We will need AI more, though, in a fragmenting world. The creation of new, non-USD settlement corridors, clearing systems, currency networks, and commodity contracts will require plenty of intermediation, risk management, and market making. Standards will break down while data and legal barriers will rise. The coordination required will be far more complex than anything experienced by the finance industry.
Fragmentation
Fragmentation is going to lead to greater reliance on AI. Routing payments around bottlenecks, arbitraging spreads between rails, gaming different regulatory pockets: these are machine problems as much as human ones. The more fragmented the system, the more valuable good coordination becomes.
Fragmentation is the diminishment of the US-dollar centric world. The dollar, US Treasuries, and New York’s clearing function is both the result of neoliberalism and its facilitator. The dollar remains by far the primary reserve currency because it is the currency of debt, of swaps, of oil. Treasuries are, still, the only safe haven of size. The liquidity and openness of the US financial system has absorbed the massive excessive savings of mercantilist countries.
Although the US is trying to prop up the dollar and demand for Treasuries through stablecoins, this isn’t stopping many efforts around the world to find hedges and alternative mechanisms for moving and storing wealth. The recent volatility in gold and silver prices shows the limits to these efforts, but they will only continue. China now offers a yield on its CBDC, an enticement aimed at getting foreigners to hold a currency that is only convertible upon Beijing’s whim. Such efforts will accelerate. The main impact will be to make it more expensive and difficult to manage money and credit globally.
Financialization and AI are going to support fragmentation, though. AI, as noted, will provide the tools to make managing this fragmented world easier. Financialization will create more products to hedge, invest, and borrow or lend, be it involving dollars, or crypto, or CBDCs, or tokenized deposits.

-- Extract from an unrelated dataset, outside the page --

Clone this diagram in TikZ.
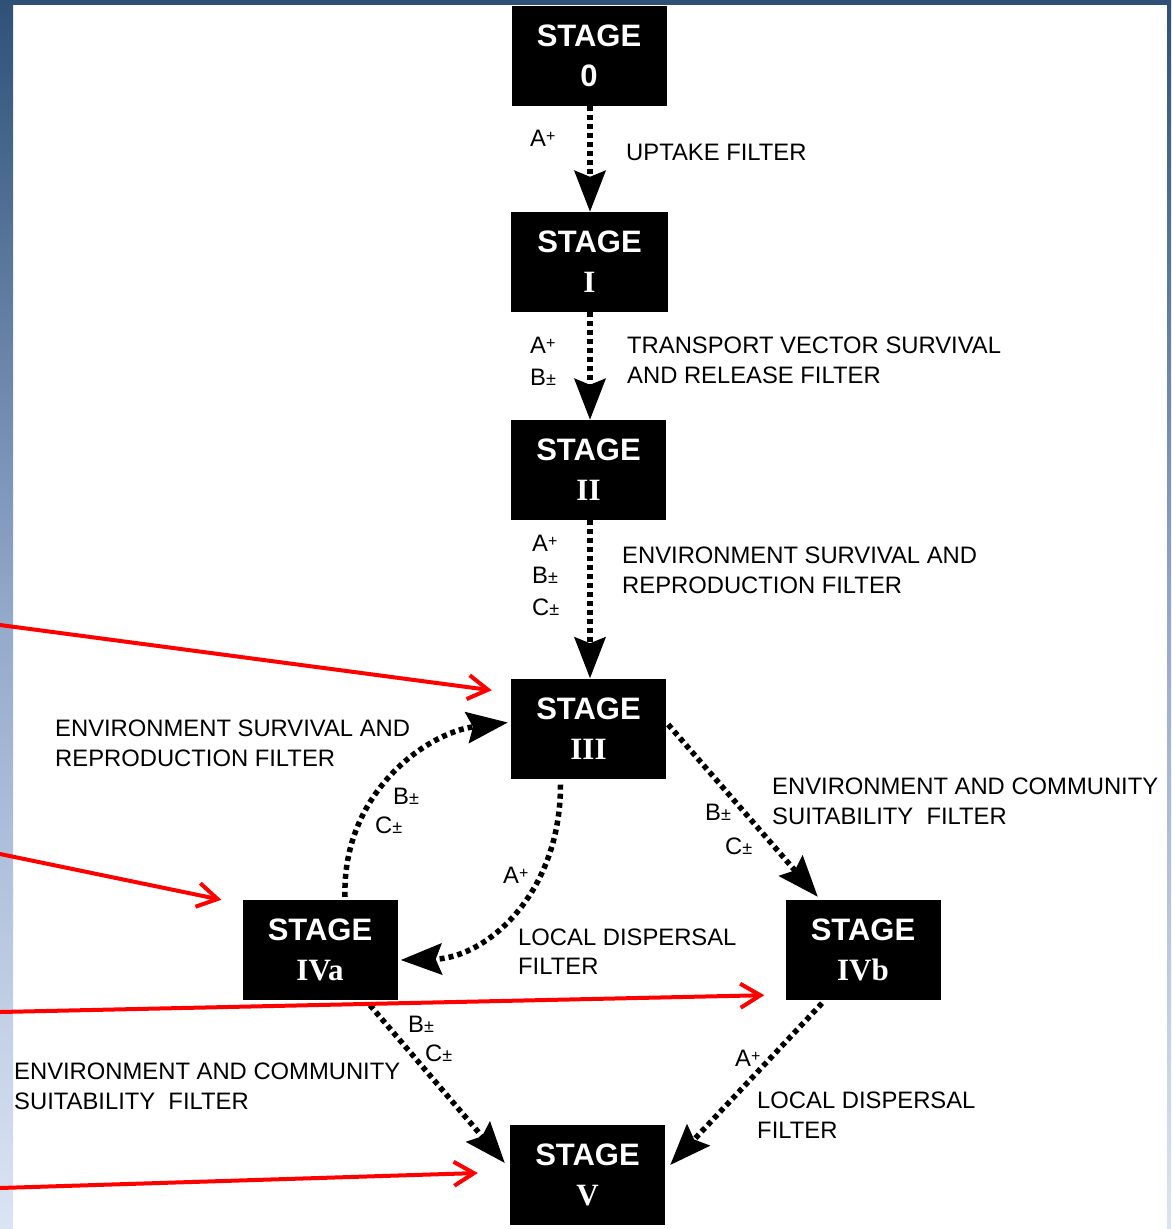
\documentclass[tikz,border=0pt]{standalone}
\usepackage{fontspec}
\setmainfont{Liberation Sans}
\newfontfamily\numfont{Liberation Serif}
\usetikzlibrary{arrows.meta}

\definecolor{frameTop}{HTML}{2F5178}
\definecolor{frameMid}{HTML}{93A9CB}
\definecolor{frameBot}{HTML}{DBE4F3}
\definecolor{ptrRed}{HTML}{FF0000}

% stage box content: sans "STAGE" over a serif bold numeral
\newcommand\stagetext[1]{STAGE\\{\numfont\bfseries #1}}
% marks set after a letter
\newcommand\plusmark{{\fontsize{16}{16}\selectfont\raisebox{5pt}{+}}}
\newcommand\pmmark{{\fontsize{18}{18}\selectfont\raisebox{0.5pt}{±}}}

\begin{document}
\begin{tikzpicture}[x=1pt,y=-1pt,
  stagebox/.style={fill=black, text=white, minimum width=155pt, minimum height=100pt,
    inner sep=0pt, align=center, font=\fontsize{31}{40}\selectfont\bfseries},
  flow/.style={line width=5.5pt, dash pattern=on 5pt off 4pt,
    -{Stealth[length=41pt,width=31pt,inset=6pt]}},
  lbl/.style={anchor=base west, inner sep=0pt, font=\fontsize{23.8}{28}\selectfont},
  pointer/.style={ptrRed, line width=4pt, line cap=round,
    -{Straight Barb[length=20pt,width=24pt,line width=4pt]}}
]
\useasboundingbox (0,0) rectangle (1171,1229);
\fill[white] (0,0) rectangle (1171,1229);

% slide frame
\shade[top color=frameTop, bottom color=frameBot, middle color=frameMid] (0,0) rectangle (13,1229);
\shade[top color=frameTop, bottom color=frameBot, middle color=frameMid] (1167,0) rectangle (1171,1229);

% stages
\node[stagebox] (s0) at (589,56) {STAGE\\0};
\fill[frameTop] (0,0) rectangle (1171,5);
\node[stagebox, minimum width=157pt] (s1) at (589.5,262) {\stagetext{I}};
\node[stagebox] (s2) at (588.5,470) {\stagetext{II}};
\node[stagebox] (s3) at (588.5,728.5) {\stagetext{III}};
\node[stagebox] (s4a) at (320,950) {\stagetext{IVa}};
\node[stagebox] (s4b) at (863,950) {\stagetext{IVb}};
\node[stagebox] (s5) at (587.5,1175) {\stagetext{V}};

% filters between stages
\draw[flow] ([xshift=1pt]s0.south) -- ([xshift=0.5pt]s1.north);
\draw[flow] ([xshift=0.5pt]s1.south) -- ([xshift=1.5pt]s2.north);
\draw[flow] ([xshift=1.5pt]s2.south) -- ([xshift=1.5pt]s3.north);
\draw[flow] ([shift={(-28,6)}]s3.south) .. controls +(0,110) and +(85,-2) .. ([shift={(3,10)}]s4a.east);
\draw[flow] ([shift={(25,-3)}]s4a.north) .. controls +(-3,-105) and +(-80,10) .. ([shift={(-3,-6)}]s3.west);
\draw[flow] ([shift={(2,-4)}]s3.east) -- ([shift={(32.5,-3)}]s4b.north west);
\draw[flow] ([shift={(50,5)}]s4a.south) -- ([shift={(-5,-12)}]s5.west);
\draw[flow] ([shift={(-41,3)}]s4b.south) -- ([shift={(5,-10)}]s5.east);

% labels: stage 0 to I
\node[lbl] (a01) at (530,146.5) {A\plusmark};
\node[lbl] (f01) at (626,160.5) {UPTAKE FILTER};
% stage I to II
\node[lbl] (a12) at (530,353.5) {A\plusmark};
\node[lbl] (b12) at (530,385.5) {B\pmmark};
\node[lbl] (f12a) at (627,353.5) {TRANSPORT VECTOR SURVIVAL};
\node[lbl] (f12b) at (627,383.5) {AND RELEASE FILTER};
% stage II to III
\node[lbl] (a23) at (532,551.5) {A\plusmark};
\node[lbl] (b23) at (532,583.5) {B\pmmark};
\node[lbl] (c23) at (532,615.5) {C\pmmark};
\node[lbl] (f23a) at (622,563.5) {ENVIRONMENT SURVIVAL AND};
\node[lbl] (f23b) at (622,593.5) {REPRODUCTION FILTER};
% stage IVa back to III
\node[lbl] (f43a) at (55,736.5) {ENVIRONMENT SURVIVAL AND};
\node[lbl] (f43b) at (55,766.5) {REPRODUCTION FILTER};
\node[lbl] (b43) at (393,804.5) {B\pmmark};
\node[lbl] (c43) at (375,833.5) {C\pmmark};
% stage III to IVa
\node[lbl] (a34) at (503,883.5) {A\plusmark};
\node[lbl] (f34a) at (518,945.5) {LOCAL DISPERSAL};
\node[lbl] (f34b) at (518,974.5) {FILTER};
% stage III to IVb
\node[lbl] (f3ba) at (772,794.5) {ENVIRONMENT AND COMMUNITY};
\node[lbl] (f3bb) at (772,824.5) {SUITABILITY\ \ FILTER};
\node[lbl] (b3b) at (705,820.5) {B\pmmark};
\node[lbl] (c3b) at (725,854.5) {C\pmmark};
% stage IVa to V
\node[lbl] (f45a) at (14,1079.5) {ENVIRONMENT AND COMMUNITY};
\node[lbl] (f45b) at (14,1109.5) {SUITABILITY\ \ FILTER};
\node[lbl] (b45) at (408,1032.5) {B\pmmark};
\node[lbl] (c45) at (425,1061.5) {C\pmmark};
% stage IVb to V
\node[lbl] (ab5) at (735,1066.5) {A\plusmark};
\node[lbl] (fb5a) at (757,1108.5) {LOCAL DISPERSAL};
\node[lbl] (fb5b) at (757,1138.5) {FILTER};

% red pointers from the left edge
\coordinate (p1) at (0,625);
\coordinate (p2) at (0,854);
\coordinate (p3) at (0,1012);
\coordinate (p4) at (0,1188);
\draw[pointer] (p1) -- ([shift={(-19,12)}]s3.north west);
\draw[pointer] (p2) -- ([shift={(-21,0)}]s4a.north west);
\draw[pointer] (p3) -- ([shift={(-21,-5)}]s4b.south west);
\draw[pointer] (p4) -- ([shift={(-32,-2)}]s5.west);
\end{tikzpicture}
\end{document}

What makes the Year of the Horse so dynamic is that this is the year when these feedback loops intensify. Financialization creates more ways to slice and dice assets and liabilities, generating data that is used by AI to price and route trades, which encourages further financialization.
Fragmentation creates more complex, multi-rail, multi-currency environments that can’t be managed by hand. AI becomes the coordinator, and as fragmentation becomes easier to navigate, processes of disintegration will accelerate.
The more the global system splinters into blocs, hedges, and parallel rails, the more demand there is for instruments to bridge these gaps: swaps, structured credit, synthetic exposures, stablecoins. This deepens financialization and hands firms more tools to amplify further fragmentation.
The upside of these feedback loops is that capital can be allocated more precisely, small firms can access tools previously only available to big institutions, and incumbents can operate more nimbly. But this is also a world in which shocks will propagate faster, where inequality widens between those who can navigate this landscape and those who are simply exposed to it, and where the foundational assumptions of money, work, and safety nets are in flux and in danger.
The JDB Report wishes our audience a healthy and prosperous Lunar New Year. Ride fast and ride safe!